19th - 25th November 2010 volume 407
November, 24th 2010 19:43 PM

“I staggered back to the underground

And the breezes blew back my hair

I remember throwing punches around

And preachin’ from my chair”

(The Who)

 

 

 

You’re reading crazy fool’s  newsround – the world’s news according to crazy fool all rounded up in a weekly bundle of:

 ‘Play’, quizzes, trivia, sponsors, sport and world news – not necessarily in that order

(fresh edition brought to your doorstep every Friday morning – may contain nuts)

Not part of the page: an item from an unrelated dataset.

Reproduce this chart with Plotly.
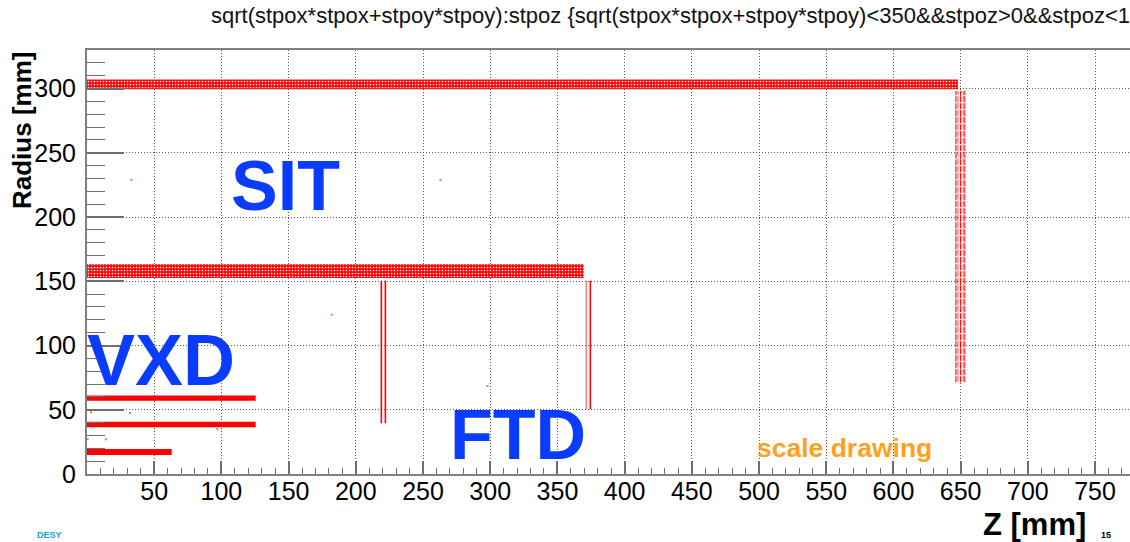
import plotly.graph_objects as go

# ---------------- data ----------------
# Barrel layers: radius band [r_min, r_max] covering z in [0, z_max]
sit_r_min = [152.5, 299.5]
sit_r_max = [163.5, 307.0]
sit_z_max = [369.5, 648.0]

vxd_r_min = [14.8, 36.4, 57.0]
vxd_r_max = [19.5, 40.7, 61.0]
vxd_z_max = [63.0, 125.5, 125.5]

# Forward disks: vertical hit lines at z, spanning [r_min, r_max]
ftd_z = [219.0, 222.0, 371.5, 374.5]
ftd_r_min = [39.5, 39.5, 50.5, 50.5]
ftd_r_max = [150.5, 150.5, 150.5, 150.5]
ftd_alpha = [1.0, 1.0, 0.5, 1.0]

end_z = [646.5, 648.0, 650.0, 652.0, 653.0]
end_r_min = [71.5, 72.0, 71.5, 72.0, 71.5]
end_r_max = [298.0, 298.0, 298.0, 298.0, 298.0]
end_alpha = [0.8, 0.5, 0.9, 0.5, 0.7]

# a few isolated stray hits
stray_z = [33, 263, 182, 298, 3, 32, 0.5, 14, 97]
stray_r = [229, 229, 124, 68.5, 48, 47.5, 27, 27, 35]

x_ticks = [50, 100, 150, 200, 250, 300, 350, 400, 450, 500, 550, 600, 650, 700, 750]
y_ticks = [0, 50, 100, 150, 200, 250, 300]

title_text = ("sqrt(stpox*stpox+stpoy*stpoy):stpoz {sqrt(stpox*stpox+stpoy*stpoy)"
              "<350&&stpoz>0&&stpoz<1000}")

# ---------------- geometry helpers ----------------
FONT = "Liberation Sans, Arial, Helvetica, sans-serif"
W, H = 1130, 542
L, T, B = 87, 50, 474   # plot area in pixels


def px(x):
    return (x - L) / (W - L)


def py(y):
    return (B - y) / (B - T)


def rects(rmin, rmax, zmax):
    xs, ys = [], []
    for a, b, z in zip(rmin, rmax, zmax):
        xs += [0, z, z, 0, 0, None]
        ys += [a, a, b, b, a, None]
    return xs, ys


fig = go.Figure()

xs, ys = rects(sit_r_min, sit_r_max, sit_z_max)
fig.add_trace(go.Scatter(x=xs, y=ys, mode="lines", fill="toself",
                         fillcolor="rgb(255,0,0)",
                         fillpattern=dict(shape=".", bgcolor="rgb(255,0,0)",
                                          fgcolor="rgba(255,235,235,1)",
                                          size=3, solidity=0.25, fillmode="replace"),
                         line=dict(width=0),
                         hoverinfo="skip", showlegend=False))

xs, ys = rects(vxd_r_min, vxd_r_max, vxd_z_max)
fig.add_trace(go.Scatter(x=xs, y=ys, mode="lines", fill="toself",
                         fillcolor="rgb(255,0,0)", line=dict(width=0),
                         hoverinfo="skip", showlegend=False))

for z, a, b, al in zip(ftd_z, ftd_r_min, ftd_r_max, ftd_alpha):
    fig.add_trace(go.Scatter(x=[z, z], y=[a, b], mode="lines",
                             line=dict(color=f"rgba(255,0,0,{al})", width=1.6),
                             hoverinfo="skip", showlegend=False))

for z, a, b, al in zip(end_z, end_r_min, end_r_max, end_alpha):
    fig.add_trace(go.Scatter(x=[z, z], y=[a, b], mode="lines",
                             line=dict(color=f"rgba(255,0,0,{al})", width=1.4, dash="6px,1px"),
                             hoverinfo="skip", showlegend=False))

fig.add_trace(go.Scatter(x=stray_z, y=stray_r, mode="markers",
                         marker=dict(color="rgba(255,0,0,0.6)", size=2, symbol="square"),
                         hoverinfo="skip", showlegend=False))

axis_common = dict(
    showline=True, linecolor="#808080", linewidth=2,
    ticks="inside", tickcolor="#6e6e6e", tickwidth=1.5,
    showgrid=True, gridcolor="#555555", gridwidth=1, griddash="1px,2px",
    zeroline=False,
    tickfont=dict(family=FONT, size=25, color="#000"),
)

fig.update_xaxes(range=[0, 776], tickvals=x_ticks, ticklen=13, mirror=True,
                 minor=dict(dtick=10, tick0=0, ticklen=6.5, ticks="inside",
                            tickcolor="#6e6e6e", tickwidth=1.3, showgrid=False),
                 ticklabelstandoff=-6,
                 **axis_common)
fig.update_yaxes(range=[0, 330], tickvals=y_ticks, ticklen=37,
                 minor=dict(dtick=10, tick0=0, ticklen=18, ticks="inside",
                            tickcolor="#6e6e6e", tickwidth=1.3, showgrid=False),
                 ticklabelstandoff=4,
                 **axis_common)

ann = []


def add(text, x, y, size, color="#000", bold=False, xanchor="left", angle=0):
    t = f"<b>{text}</b>" if bold else text
    ann.append(dict(text=t, x=px(x), y=py(y), xref="paper", yref="paper",
                    xanchor=xanchor, yanchor="middle", showarrow=False,
                    textangle=angle,
                    font=dict(family=FONT, size=size, color=color)))


add(title_text, 209, 15, 22, color="#111")
add("Radius [mm]", 22, 131, 26, bold=True, xanchor="center", angle=-90)
add("SIT", 229, 186, 70, color="#0a3cff", bold=True)
add("VXD", 85, 360, 72, color="#0a3cff", bold=True)
add("FTD", 448, 435, 70, color="#0a3cff", bold=True)
add("scale drawing", 755, 448, 26.5, color="#ffa020", bold=True)
add("Z [mm]", 1034, 524, 31, bold=True, xanchor="center")
add("15", 1106, 535, 9, bold=True, xanchor="center")
add("DESY", 49, 535, 9, color="#1a9ad6", bold=True, xanchor="center")

fig.update_layout(
    width=W, height=H,
    margin=dict(l=L, r=0, t=T, b=H - B, pad=0),
    paper_bgcolor="white", plot_bgcolor="white",
    annotations=ann, showlegend=False,
    font=dict(family=FONT),
)

fig.write_html("out.html")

Plus; the radio show – with a new look!

 

Click on this logo in home page – good one this week; local lad – The One With Rob

Reporter: crazy fool

 

Published 25.11.10                                           

For 30th Signal Regiment

 

And now let’s hear it for the news: Bong, bong, bong:

Brought to you by

 

 

One for the ‘frog’

In a week where Prince Harry was designated to organise William’s stag night, rumours have predicted a wild night fuelled with all the trappings only Max Mosley’s family could relate to.

 

 Meanwhile, ‘rutting’ himself on the wild side was Peter Buck 35, dressed as Larry the Lamb, who was set on fire at a fancy dress party and put out by his friend Paul Bisson, who in turn was dressed as Jesus, at the Drunken Duck in Guernsey.

 

Police addressed the incident as, ‘divine intervention’.

 

Peter spent hours gluing cotton wool to his body then let a friend set him alight to see what happened – he went up like a Christmas tree, wandered out into the road and was narrowly missed by a passing car.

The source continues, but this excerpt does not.